The problem, lawyers say, is that AI note-takers don’t just capture the important parts of meetings. They capture everything: offhand comments, jokes, speculation, corrected statements and casual remarks that previously might never have been written down at all.

And once those records exist, they can potentially become evidence or fall under the scrutiny of regulators.

Why lawyers are suddenly nervous

Tools that automatically record and summarize meetings have grown alongside the rise of workplace AI. Many video conferencing platforms now offer built-in transcription tools, and standalone AI assistants promise detailed summaries, task assignments to meeting participants and searchable archives of conversations.

Their appeal is obvious: fewer missed details and less administrative work, but lawyers argue the convenience comes with hidden consequences.

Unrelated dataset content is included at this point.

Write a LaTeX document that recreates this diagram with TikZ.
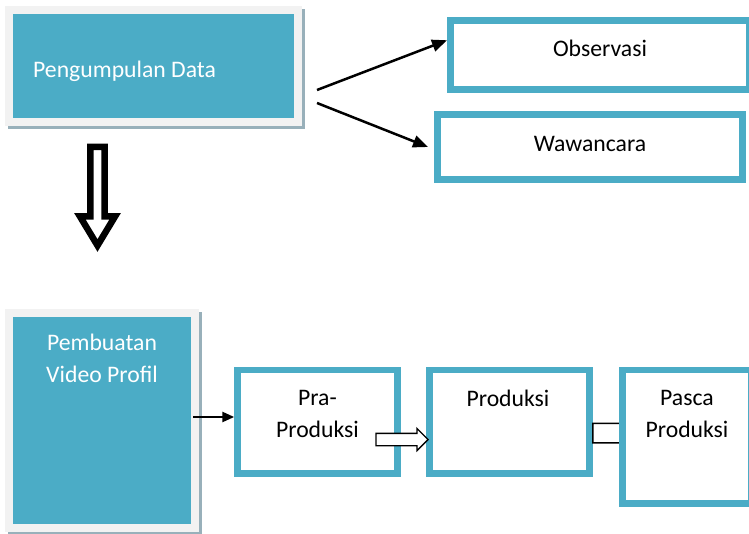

In lawsuits or government investigations, companies are often required to turn over documents and communications related to disputed issues. Historically, formal board minutes or meeting notes were carefully curated and limited in scope.

AI-generated transcripts change that dynamic. Offhand remarks — like a joke about a rival or a potential deal — can be preserved and later scrutinized by regulators or a judge. Even a passing comment about a known risk might resurface years down the line as evidence in a shareholder lawsuit.

“Typically, private litigation asks for all documents and communications related to a particular topic, so it’s not so much that a litigant needs to specifically ask for it,” Christoffer Lee, a white-collar defense lawyer, told the Times, adding that he expects regulators to begin seeking these transcriptions in their scrutiny of companies.